Die Machtübernahme durch die Tochter Thaksins verdeutlicht jedenfalls einmal mehr, wie viel Macht dieser in der thailändischen Politik trotz aller Verbannungsversuche immer noch ausübt. Seine Position ist derzeit sogar unbestrittener denn je. Denn neuerdings ist Thaksins Partei, die derzeit unter dem Namen Pheu Thai auftritt, aus Sicht der Militärs und der royalistischen Elite zum kleineren Übel avanciert. Aus den letzten Wahlen 2023 ging die gesellschafts- und wirtschaftspolitisch liberale Partei erstmals seit Jahrzehnten nicht als stärkste Kraft hervor. Sie musste sich gegenüber der Move Forward Party (MFP) geschlagen geben. Diese hat sich die demokratische Reform der staatlichen Institutionen, des Militärs sowie des harschen Paragrafen 112 gegen Majestätsbeleidigung auf die Fahnen geschrieben. Die zweitplatzierte Pheu Thai ist in diesen Fragen dagegen konservativ eingestellt – und deshalb weniger gefährlich für das Königshaus.

Der Senat, der zuletzt in einem reichlich obskuren Verfahren von der Elite des Landes ernannt wurde, verhinderte nach der Wahl eine Regierung unter der Führung der MFP. Stattdessen kam Thaksins Partei trotz Wahlniederlage erneut zum Zug. Teil des Deals zwischen seiner Partei und den Entscheidungsträger:innen im Hintergrund war es, dass Thaksin aus dem Exil zurückkehren durfte.

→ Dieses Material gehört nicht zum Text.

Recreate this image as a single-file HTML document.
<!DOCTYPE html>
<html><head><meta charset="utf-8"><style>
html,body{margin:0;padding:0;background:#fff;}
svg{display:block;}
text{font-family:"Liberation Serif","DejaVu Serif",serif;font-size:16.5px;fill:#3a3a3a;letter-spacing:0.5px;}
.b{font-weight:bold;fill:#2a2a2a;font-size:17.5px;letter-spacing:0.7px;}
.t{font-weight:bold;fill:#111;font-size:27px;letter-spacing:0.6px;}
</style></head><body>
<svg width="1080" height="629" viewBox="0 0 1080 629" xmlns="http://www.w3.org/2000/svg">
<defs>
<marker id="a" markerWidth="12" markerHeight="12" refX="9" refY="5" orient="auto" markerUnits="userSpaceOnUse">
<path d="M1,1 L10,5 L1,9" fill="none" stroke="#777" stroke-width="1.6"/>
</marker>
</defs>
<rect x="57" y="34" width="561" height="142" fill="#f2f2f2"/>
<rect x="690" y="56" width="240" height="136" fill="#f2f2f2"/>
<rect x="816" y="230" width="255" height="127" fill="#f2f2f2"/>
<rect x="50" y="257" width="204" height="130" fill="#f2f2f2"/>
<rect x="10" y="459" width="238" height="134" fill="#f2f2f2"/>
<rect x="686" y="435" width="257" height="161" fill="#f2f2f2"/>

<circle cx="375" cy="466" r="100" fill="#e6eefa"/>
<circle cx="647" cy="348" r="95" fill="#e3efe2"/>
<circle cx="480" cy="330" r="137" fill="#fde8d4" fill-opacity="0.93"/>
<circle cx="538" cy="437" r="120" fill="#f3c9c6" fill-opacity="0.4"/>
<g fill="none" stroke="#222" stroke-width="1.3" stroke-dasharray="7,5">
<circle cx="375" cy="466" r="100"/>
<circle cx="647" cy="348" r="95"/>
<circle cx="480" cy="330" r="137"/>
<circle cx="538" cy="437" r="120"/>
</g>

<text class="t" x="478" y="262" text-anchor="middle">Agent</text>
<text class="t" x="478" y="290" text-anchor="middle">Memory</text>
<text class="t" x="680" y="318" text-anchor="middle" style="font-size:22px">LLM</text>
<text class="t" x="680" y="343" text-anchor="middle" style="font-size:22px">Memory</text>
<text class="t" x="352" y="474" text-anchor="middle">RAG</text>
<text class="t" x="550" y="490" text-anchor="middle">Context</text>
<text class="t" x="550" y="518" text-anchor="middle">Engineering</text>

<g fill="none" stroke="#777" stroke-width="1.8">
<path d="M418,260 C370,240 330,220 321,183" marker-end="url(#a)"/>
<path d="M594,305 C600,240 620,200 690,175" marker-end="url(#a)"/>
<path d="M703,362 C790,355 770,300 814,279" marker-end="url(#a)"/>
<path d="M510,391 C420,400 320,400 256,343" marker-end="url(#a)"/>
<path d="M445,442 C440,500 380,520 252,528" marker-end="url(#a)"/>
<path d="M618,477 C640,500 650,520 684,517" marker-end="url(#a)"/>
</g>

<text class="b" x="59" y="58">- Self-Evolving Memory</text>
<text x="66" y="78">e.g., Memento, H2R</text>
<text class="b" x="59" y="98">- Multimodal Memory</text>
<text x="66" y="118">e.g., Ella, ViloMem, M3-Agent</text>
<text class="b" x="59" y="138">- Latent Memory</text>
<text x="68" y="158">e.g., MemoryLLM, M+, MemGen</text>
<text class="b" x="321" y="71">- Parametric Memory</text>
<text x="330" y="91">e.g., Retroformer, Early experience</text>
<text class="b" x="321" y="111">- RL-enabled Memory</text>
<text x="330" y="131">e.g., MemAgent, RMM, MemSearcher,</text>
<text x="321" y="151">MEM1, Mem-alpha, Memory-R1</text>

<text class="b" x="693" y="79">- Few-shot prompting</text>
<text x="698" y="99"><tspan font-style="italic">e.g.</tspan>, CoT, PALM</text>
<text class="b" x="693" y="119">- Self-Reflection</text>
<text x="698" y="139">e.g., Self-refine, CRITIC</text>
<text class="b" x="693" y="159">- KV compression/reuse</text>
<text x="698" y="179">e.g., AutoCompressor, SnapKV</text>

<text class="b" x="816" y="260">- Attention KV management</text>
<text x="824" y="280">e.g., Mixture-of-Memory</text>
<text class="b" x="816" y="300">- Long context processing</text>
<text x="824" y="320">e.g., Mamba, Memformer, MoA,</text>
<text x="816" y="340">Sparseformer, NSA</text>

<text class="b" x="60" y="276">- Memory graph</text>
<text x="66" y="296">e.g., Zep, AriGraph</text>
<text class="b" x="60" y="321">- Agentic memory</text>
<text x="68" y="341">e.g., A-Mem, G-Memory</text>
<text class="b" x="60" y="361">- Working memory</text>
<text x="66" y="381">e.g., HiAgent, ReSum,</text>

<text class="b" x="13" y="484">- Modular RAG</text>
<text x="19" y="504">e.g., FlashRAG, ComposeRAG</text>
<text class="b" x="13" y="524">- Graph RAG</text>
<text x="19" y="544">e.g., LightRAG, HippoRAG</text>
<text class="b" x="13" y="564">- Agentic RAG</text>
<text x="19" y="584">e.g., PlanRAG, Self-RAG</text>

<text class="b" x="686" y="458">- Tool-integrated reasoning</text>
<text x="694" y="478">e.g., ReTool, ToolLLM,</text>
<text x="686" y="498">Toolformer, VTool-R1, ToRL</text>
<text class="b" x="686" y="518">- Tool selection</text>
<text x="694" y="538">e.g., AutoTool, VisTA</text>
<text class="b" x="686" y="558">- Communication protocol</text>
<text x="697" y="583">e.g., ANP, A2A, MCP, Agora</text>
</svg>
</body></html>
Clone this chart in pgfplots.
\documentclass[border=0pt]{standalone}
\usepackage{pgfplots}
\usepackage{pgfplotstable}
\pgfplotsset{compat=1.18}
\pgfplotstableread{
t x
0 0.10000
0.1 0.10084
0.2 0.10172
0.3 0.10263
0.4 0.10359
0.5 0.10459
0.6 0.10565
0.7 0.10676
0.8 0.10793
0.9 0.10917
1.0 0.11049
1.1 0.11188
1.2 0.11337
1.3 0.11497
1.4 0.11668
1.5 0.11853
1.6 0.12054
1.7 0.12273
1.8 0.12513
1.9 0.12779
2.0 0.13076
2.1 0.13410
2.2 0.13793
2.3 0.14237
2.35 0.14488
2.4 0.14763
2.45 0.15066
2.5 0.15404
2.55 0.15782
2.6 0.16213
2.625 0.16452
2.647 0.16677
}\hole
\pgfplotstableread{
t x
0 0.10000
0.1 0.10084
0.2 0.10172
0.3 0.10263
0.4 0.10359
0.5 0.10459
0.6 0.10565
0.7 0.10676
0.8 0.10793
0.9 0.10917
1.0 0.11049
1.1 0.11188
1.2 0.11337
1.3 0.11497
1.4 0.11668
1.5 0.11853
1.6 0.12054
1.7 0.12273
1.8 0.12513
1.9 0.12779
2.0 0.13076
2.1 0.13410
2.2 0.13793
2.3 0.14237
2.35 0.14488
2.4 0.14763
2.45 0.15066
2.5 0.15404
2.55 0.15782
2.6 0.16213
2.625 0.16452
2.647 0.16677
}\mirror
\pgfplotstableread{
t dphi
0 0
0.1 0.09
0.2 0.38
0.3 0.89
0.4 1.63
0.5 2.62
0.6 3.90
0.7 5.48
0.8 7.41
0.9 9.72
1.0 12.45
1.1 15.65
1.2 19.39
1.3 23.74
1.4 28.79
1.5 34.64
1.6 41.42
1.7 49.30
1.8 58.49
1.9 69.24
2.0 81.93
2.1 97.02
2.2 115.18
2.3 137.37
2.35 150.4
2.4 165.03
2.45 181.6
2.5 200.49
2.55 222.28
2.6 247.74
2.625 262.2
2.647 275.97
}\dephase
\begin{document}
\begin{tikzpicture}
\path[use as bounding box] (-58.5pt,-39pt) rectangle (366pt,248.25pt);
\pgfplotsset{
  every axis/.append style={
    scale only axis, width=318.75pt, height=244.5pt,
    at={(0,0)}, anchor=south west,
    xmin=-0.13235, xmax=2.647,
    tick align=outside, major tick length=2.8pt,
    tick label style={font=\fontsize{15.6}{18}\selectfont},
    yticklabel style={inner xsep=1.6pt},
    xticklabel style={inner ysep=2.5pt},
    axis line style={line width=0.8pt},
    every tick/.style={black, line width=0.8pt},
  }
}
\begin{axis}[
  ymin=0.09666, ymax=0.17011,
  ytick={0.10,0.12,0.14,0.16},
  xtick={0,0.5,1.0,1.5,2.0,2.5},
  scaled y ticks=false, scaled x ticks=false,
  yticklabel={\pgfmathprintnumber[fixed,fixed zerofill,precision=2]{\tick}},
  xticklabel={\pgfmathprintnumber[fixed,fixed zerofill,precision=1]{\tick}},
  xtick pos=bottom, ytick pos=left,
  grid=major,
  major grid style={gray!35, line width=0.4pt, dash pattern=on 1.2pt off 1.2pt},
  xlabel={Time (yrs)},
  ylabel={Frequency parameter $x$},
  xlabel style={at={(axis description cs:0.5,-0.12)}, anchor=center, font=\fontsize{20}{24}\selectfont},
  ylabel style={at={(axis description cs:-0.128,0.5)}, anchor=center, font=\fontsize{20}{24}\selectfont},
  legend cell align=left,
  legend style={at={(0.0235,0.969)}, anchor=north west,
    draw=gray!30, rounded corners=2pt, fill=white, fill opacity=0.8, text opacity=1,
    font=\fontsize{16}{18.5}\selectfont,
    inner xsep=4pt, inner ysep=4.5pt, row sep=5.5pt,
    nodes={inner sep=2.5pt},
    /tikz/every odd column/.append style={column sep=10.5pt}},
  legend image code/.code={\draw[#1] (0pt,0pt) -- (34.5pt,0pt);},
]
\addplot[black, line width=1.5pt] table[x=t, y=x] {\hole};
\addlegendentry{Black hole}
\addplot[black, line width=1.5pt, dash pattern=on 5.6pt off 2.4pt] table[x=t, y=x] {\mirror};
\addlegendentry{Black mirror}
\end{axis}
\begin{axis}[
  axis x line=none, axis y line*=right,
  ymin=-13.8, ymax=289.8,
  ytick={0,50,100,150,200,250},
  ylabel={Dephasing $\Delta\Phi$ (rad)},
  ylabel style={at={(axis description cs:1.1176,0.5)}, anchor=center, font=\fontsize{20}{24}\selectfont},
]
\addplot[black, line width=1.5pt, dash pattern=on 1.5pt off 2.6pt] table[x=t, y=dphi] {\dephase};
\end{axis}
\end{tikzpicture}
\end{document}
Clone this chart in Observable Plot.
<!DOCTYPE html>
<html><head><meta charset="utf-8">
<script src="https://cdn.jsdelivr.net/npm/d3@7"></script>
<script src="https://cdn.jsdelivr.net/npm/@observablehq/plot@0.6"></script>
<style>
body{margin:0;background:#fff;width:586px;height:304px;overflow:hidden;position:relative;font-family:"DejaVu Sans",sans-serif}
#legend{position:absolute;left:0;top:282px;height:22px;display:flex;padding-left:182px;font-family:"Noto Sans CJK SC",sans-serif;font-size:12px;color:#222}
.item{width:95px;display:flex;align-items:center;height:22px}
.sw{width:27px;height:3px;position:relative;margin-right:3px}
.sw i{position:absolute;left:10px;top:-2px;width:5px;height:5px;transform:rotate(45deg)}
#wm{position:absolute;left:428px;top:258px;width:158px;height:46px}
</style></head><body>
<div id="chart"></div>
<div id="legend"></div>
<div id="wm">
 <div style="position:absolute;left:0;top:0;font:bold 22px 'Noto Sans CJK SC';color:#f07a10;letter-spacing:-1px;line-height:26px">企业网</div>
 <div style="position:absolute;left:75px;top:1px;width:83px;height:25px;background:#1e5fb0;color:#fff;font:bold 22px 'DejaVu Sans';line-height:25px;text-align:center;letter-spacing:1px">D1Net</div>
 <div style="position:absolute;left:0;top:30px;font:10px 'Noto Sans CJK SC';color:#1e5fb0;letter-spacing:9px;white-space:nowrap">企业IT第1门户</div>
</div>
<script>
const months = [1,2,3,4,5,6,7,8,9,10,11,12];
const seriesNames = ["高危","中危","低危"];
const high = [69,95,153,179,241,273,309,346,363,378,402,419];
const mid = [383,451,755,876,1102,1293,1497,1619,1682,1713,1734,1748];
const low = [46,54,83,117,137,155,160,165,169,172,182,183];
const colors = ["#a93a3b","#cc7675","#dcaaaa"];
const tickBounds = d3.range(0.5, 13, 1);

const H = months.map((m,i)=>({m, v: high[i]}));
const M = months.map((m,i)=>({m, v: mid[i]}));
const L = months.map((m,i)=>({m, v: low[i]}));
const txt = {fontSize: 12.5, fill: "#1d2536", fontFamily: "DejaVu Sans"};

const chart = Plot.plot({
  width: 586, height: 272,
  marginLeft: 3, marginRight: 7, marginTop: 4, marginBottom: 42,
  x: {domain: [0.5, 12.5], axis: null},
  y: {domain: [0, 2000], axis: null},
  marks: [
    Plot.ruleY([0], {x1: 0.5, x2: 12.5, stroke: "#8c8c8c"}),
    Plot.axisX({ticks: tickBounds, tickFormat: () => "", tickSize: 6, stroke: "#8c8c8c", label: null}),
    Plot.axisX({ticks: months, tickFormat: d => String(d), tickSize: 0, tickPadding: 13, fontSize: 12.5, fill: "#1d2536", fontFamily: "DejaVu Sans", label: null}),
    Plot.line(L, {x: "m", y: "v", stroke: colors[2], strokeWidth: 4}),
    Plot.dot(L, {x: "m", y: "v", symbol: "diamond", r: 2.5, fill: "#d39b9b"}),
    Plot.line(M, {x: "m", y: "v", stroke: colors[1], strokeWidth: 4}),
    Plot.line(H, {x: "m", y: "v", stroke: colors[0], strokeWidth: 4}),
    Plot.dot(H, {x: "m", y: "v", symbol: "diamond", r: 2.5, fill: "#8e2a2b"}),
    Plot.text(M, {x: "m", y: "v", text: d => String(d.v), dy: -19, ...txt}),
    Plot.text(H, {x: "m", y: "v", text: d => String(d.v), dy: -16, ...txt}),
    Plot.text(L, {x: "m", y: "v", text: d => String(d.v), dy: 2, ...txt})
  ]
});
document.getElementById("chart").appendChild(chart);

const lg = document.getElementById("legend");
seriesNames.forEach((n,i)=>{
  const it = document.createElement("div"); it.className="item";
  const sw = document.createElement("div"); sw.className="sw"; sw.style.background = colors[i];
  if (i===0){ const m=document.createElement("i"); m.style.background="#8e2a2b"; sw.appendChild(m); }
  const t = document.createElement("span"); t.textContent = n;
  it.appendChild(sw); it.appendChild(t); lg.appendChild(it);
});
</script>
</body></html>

Die Wahlsiegerin MFP wurde dagegen nur eine Woche vor der Entlassung des Premiers Srettha Thavisin durch das Verfassungsgericht aufgelöst. Die bemerkenswerte Begründung der Richter: «Meinungsäusserungen zu Gesetzesänderungen und Wahlkampagnen stellen eine erhebliche Bedrohung für die nationale Sicherheit dar.» Damit erlitt die MFP das gleiche Schicksal wie ihre 2020 vom Verfassungsgericht aufgelöste Vorgängerin Future Forward Party.

Im Namen des Vaters

Die Organisation Asean-Parlamentarier:innen für Menschenrechte (APHR) zeigte sich «entsetzt über die dreiste Entscheidung des thailändischen Verfassungsgerichts». Mercy Chriesty Barends, APHR-Vorsitzende und Mitglied des indonesischen Parlaments, sagte: «Gesetzesergänzungen vorzuschlagen – eine Kernfunktion des Parlaments – mit Bemühungen gleichzusetzen, die Monarchie zu stürzen, ist absurd und untergräbt die Integrität des parlamentarischen Prozesses.» Mit dem Urteil habe das Gericht die «klare Botschaft gesendet, dass bestimmte Reformpläne im Parlament chancenlos sind».

Barends’ Analyse kann man aber angesichts der Politgeschichte Thailands durchaus skeptisch sehen. Schliesslich erwiesen sich die Parteistrukturen in den letzten Jahren als erstaunlich stabil. Der Thaksin-Clan ist immer noch in der Politik, und auch die MFP hat sich wenige Tage nach ihrer Auflösung unter dem Namen Volkspartei gleich wieder neu gegründet. Die ehemaligen MFP-Abgeordneten sind als Abgeordnete der Volkspartei weiterhin die stärkste Oppositionskraft im Parlament.

Die neue Premierministerin Paetongtarn Shinawatra muss diese Opposition nun in die Schranken verweisen, wenn Pheu Thai bei den nächsten Parlamentswahlen 2027 wieder stärkste Kraft werden soll. Damit das gelingt, muss sie liefern: Thailand ist das einzige Land in Südostasien, dessen Wirtschaft vor sich hin dümpelt, während die Wirtschaft der anderen wächst. Wobei Paetongtarn, die jüngste Amtsträgerin der thailändischen Geschichte, über keinerlei Regierungserfahrung verfügt. Sie kann sich aber auf ihren Vater verlassen, die graue Eminenz Thailands. Er stehe seiner Tochter beratend zur Seite, verkündete Thaksin bereits fröhlich.